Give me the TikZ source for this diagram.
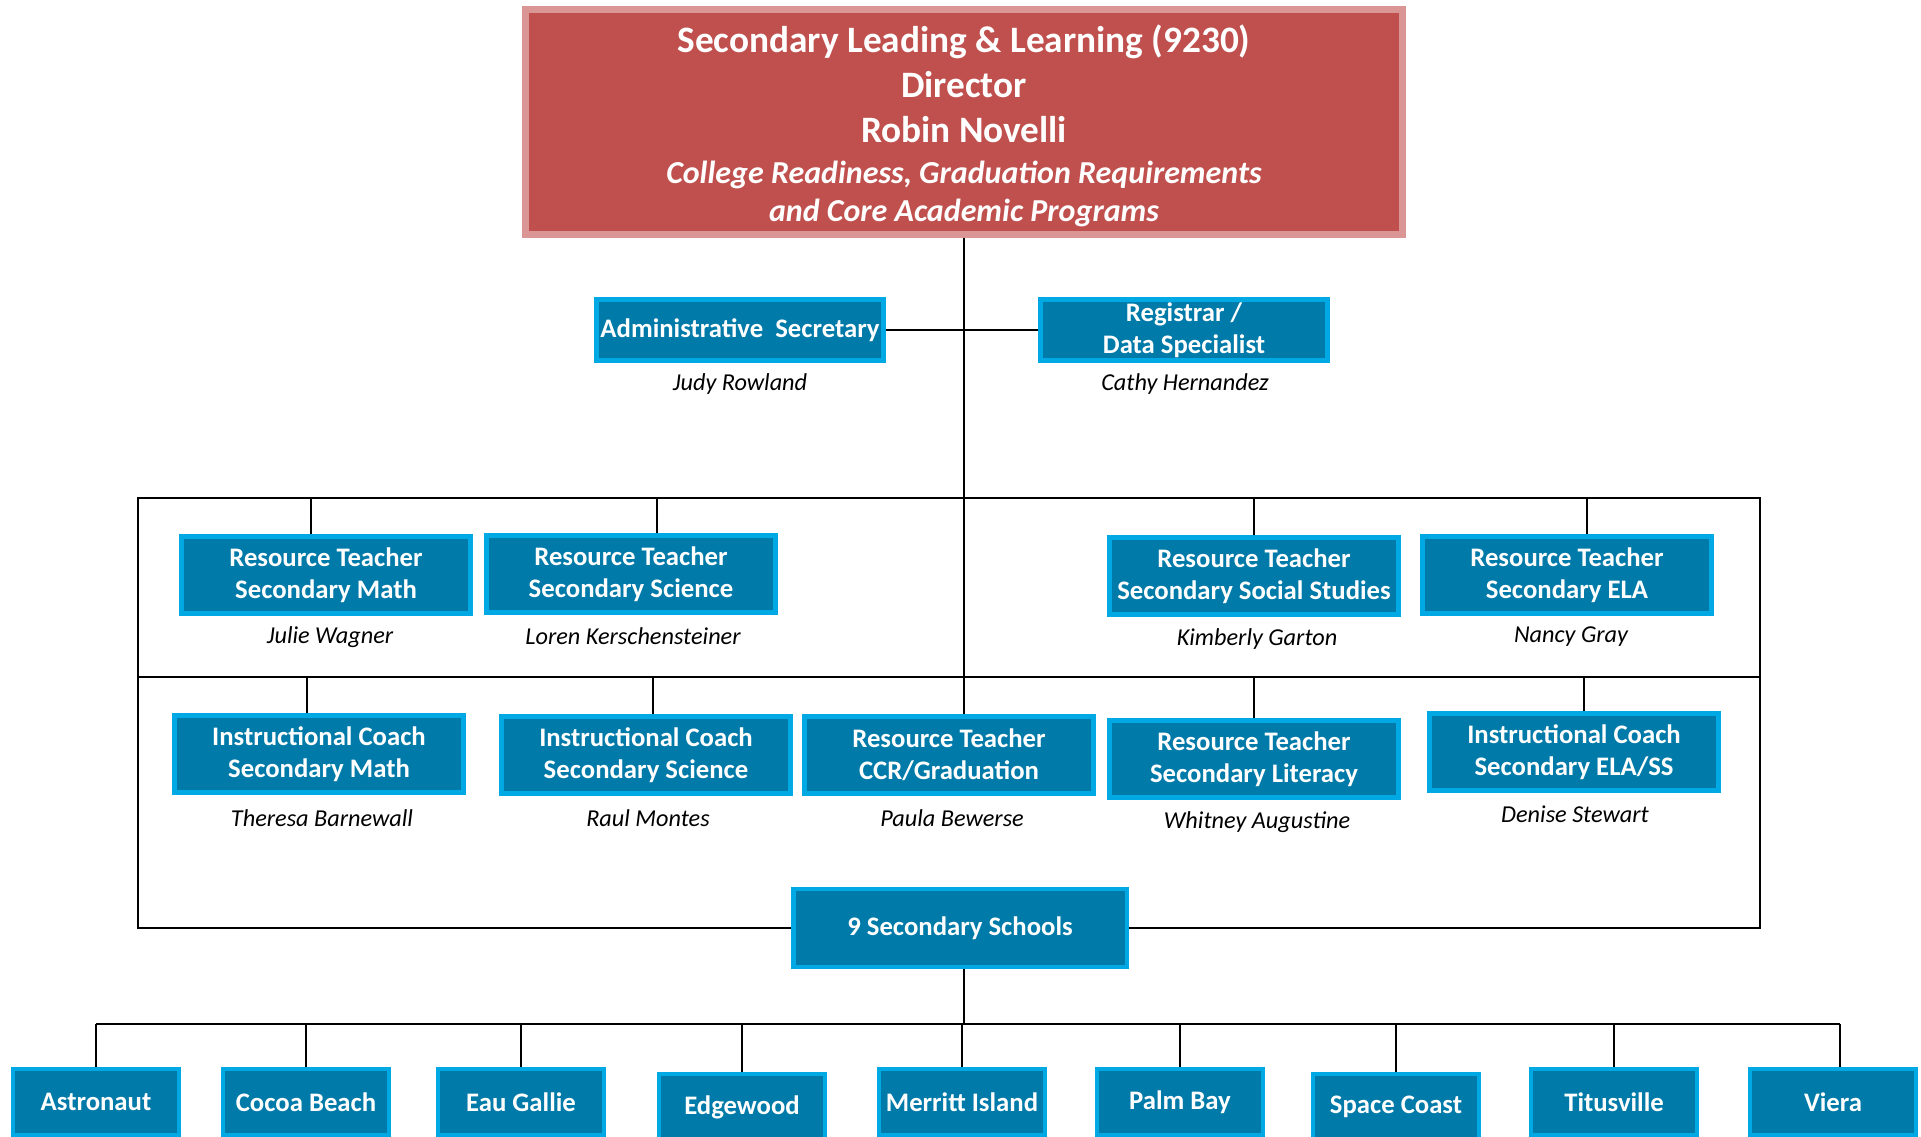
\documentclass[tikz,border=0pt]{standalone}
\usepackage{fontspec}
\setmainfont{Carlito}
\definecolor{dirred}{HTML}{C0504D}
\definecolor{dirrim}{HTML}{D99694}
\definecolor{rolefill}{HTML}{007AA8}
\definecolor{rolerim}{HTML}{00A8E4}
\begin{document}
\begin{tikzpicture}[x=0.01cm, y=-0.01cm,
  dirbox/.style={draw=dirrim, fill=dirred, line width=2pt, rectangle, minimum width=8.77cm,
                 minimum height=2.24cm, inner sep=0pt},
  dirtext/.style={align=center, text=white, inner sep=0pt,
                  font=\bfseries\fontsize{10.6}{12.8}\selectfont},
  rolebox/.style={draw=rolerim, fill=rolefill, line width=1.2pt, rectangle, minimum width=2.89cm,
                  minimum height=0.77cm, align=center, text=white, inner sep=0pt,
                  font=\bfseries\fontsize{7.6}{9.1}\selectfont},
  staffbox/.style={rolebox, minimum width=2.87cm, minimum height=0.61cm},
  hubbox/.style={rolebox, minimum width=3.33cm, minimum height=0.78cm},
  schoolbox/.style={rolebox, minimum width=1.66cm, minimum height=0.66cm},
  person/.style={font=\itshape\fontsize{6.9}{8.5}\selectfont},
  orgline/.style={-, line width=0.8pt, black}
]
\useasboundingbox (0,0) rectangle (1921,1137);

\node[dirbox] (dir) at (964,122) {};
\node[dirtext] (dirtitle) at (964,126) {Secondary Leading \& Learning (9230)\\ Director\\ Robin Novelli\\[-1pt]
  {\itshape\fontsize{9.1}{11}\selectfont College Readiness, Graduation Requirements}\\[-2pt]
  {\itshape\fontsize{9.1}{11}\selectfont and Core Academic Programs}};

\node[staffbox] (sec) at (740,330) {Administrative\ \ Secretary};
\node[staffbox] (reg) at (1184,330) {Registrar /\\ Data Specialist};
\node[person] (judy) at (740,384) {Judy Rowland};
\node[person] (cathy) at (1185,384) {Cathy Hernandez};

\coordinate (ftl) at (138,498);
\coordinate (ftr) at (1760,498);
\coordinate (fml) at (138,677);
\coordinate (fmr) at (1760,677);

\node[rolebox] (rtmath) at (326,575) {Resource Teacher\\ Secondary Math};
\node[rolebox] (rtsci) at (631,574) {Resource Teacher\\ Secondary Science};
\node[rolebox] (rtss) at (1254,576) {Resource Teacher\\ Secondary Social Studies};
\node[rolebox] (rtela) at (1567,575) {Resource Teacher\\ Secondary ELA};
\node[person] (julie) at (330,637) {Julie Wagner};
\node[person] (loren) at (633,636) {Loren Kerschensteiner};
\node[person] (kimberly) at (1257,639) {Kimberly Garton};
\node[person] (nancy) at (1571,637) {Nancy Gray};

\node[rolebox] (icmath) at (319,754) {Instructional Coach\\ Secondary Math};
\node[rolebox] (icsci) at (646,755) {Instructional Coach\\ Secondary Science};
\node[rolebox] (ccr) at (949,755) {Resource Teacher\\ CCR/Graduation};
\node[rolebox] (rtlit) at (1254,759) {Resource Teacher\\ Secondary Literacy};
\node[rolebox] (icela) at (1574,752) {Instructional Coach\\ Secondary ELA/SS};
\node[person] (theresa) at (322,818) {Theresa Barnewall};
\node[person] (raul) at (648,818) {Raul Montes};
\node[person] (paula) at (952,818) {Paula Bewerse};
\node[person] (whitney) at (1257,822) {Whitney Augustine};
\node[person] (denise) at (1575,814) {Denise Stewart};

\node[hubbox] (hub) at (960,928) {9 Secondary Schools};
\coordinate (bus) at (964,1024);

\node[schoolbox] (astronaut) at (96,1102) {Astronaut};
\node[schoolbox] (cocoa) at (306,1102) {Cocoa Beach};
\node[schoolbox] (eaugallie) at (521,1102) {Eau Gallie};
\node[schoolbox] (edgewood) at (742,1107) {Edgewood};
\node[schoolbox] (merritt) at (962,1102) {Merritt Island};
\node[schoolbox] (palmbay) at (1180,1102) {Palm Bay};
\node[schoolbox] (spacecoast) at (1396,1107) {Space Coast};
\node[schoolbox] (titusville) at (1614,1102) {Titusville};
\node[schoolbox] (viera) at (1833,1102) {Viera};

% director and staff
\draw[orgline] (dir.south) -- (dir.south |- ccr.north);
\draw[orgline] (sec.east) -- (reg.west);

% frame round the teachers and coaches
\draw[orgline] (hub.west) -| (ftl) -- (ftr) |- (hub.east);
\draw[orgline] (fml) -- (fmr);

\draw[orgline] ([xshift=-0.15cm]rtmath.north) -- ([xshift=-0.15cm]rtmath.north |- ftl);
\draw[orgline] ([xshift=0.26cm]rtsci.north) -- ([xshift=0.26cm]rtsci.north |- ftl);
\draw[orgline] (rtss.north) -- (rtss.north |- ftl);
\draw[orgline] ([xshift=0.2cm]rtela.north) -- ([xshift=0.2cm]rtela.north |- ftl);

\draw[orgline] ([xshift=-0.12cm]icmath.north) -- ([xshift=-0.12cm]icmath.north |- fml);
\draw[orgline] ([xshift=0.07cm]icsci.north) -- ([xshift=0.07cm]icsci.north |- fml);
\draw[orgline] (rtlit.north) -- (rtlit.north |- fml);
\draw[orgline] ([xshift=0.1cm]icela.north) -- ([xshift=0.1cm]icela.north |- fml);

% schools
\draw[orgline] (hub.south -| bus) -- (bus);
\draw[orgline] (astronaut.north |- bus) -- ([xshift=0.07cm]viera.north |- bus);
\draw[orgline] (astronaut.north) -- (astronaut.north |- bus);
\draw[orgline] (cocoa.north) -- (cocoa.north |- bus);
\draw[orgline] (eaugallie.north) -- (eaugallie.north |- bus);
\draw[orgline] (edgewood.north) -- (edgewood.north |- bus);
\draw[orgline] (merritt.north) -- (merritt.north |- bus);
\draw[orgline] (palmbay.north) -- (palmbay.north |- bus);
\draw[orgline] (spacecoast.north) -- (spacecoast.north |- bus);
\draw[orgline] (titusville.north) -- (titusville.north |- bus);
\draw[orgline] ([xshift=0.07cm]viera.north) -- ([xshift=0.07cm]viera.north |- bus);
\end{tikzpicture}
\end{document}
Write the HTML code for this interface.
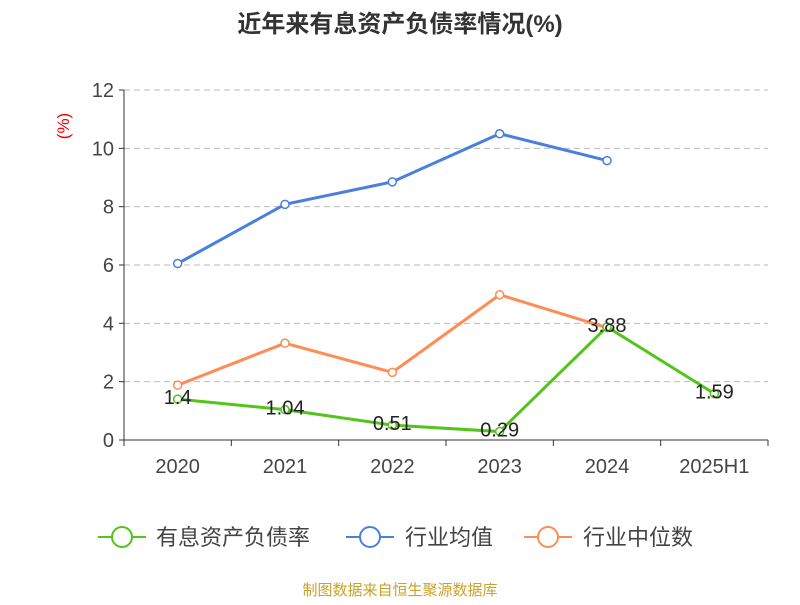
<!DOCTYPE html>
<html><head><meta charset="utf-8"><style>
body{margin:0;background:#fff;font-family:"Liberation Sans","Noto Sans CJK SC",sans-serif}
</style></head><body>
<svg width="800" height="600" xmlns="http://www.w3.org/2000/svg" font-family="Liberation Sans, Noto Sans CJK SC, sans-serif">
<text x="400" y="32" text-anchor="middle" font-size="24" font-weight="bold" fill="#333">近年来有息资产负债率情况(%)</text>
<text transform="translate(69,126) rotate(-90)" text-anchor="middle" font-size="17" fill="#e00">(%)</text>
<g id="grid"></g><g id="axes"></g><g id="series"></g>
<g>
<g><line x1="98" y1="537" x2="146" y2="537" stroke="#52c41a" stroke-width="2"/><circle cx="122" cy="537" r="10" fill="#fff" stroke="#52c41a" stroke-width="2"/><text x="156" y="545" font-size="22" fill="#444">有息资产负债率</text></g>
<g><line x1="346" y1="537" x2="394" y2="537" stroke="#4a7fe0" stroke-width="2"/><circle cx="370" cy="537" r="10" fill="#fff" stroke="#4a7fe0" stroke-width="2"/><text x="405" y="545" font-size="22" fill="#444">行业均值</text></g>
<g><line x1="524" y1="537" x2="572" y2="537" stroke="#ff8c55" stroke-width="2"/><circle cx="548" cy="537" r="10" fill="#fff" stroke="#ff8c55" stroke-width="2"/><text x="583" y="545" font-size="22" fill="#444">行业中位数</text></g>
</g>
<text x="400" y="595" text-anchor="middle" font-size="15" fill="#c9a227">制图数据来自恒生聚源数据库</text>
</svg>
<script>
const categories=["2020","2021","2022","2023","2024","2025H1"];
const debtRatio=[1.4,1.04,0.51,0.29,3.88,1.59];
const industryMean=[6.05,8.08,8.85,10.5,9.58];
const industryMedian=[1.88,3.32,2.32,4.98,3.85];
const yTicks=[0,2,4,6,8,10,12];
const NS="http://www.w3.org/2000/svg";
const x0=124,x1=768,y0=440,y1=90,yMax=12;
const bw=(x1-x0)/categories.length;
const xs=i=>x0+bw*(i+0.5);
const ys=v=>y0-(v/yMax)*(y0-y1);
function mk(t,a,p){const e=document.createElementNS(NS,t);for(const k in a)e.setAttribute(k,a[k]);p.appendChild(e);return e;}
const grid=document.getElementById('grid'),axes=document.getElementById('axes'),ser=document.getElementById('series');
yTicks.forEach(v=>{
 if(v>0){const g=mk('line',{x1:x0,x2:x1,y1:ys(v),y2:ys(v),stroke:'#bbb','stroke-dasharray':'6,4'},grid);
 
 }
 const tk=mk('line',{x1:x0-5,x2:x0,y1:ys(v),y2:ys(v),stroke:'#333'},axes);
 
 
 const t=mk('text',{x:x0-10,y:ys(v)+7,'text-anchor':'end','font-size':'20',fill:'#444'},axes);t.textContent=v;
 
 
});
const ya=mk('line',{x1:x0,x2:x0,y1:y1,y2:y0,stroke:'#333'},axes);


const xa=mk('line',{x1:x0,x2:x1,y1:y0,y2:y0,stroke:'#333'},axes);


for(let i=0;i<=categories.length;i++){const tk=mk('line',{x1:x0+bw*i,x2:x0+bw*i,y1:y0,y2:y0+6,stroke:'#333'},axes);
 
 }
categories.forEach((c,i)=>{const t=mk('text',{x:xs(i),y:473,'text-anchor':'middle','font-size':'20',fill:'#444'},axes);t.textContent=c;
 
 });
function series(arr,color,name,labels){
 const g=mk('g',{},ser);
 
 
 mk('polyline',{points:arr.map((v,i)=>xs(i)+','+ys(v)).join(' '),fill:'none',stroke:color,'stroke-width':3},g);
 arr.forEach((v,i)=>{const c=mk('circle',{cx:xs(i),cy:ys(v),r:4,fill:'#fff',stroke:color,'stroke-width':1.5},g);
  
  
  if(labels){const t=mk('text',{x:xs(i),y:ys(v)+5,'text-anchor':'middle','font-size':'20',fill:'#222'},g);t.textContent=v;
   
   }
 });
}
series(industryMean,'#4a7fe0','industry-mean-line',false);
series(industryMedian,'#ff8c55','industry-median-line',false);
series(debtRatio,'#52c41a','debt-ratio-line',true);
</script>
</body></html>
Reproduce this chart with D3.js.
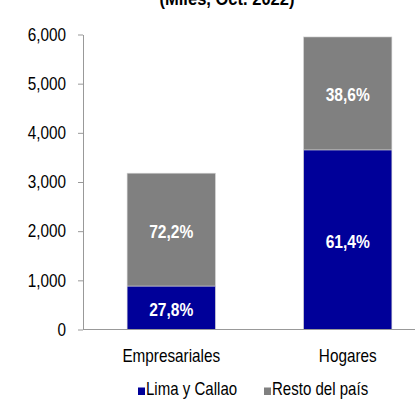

(TASK DETAILS): Select every line above that contains the word "this", and copy it.

(CORRECT RESULT):
Give me the TikZ source for this diagram.
Write the HTML code for this interface.
Reproduce this chart with D3.js.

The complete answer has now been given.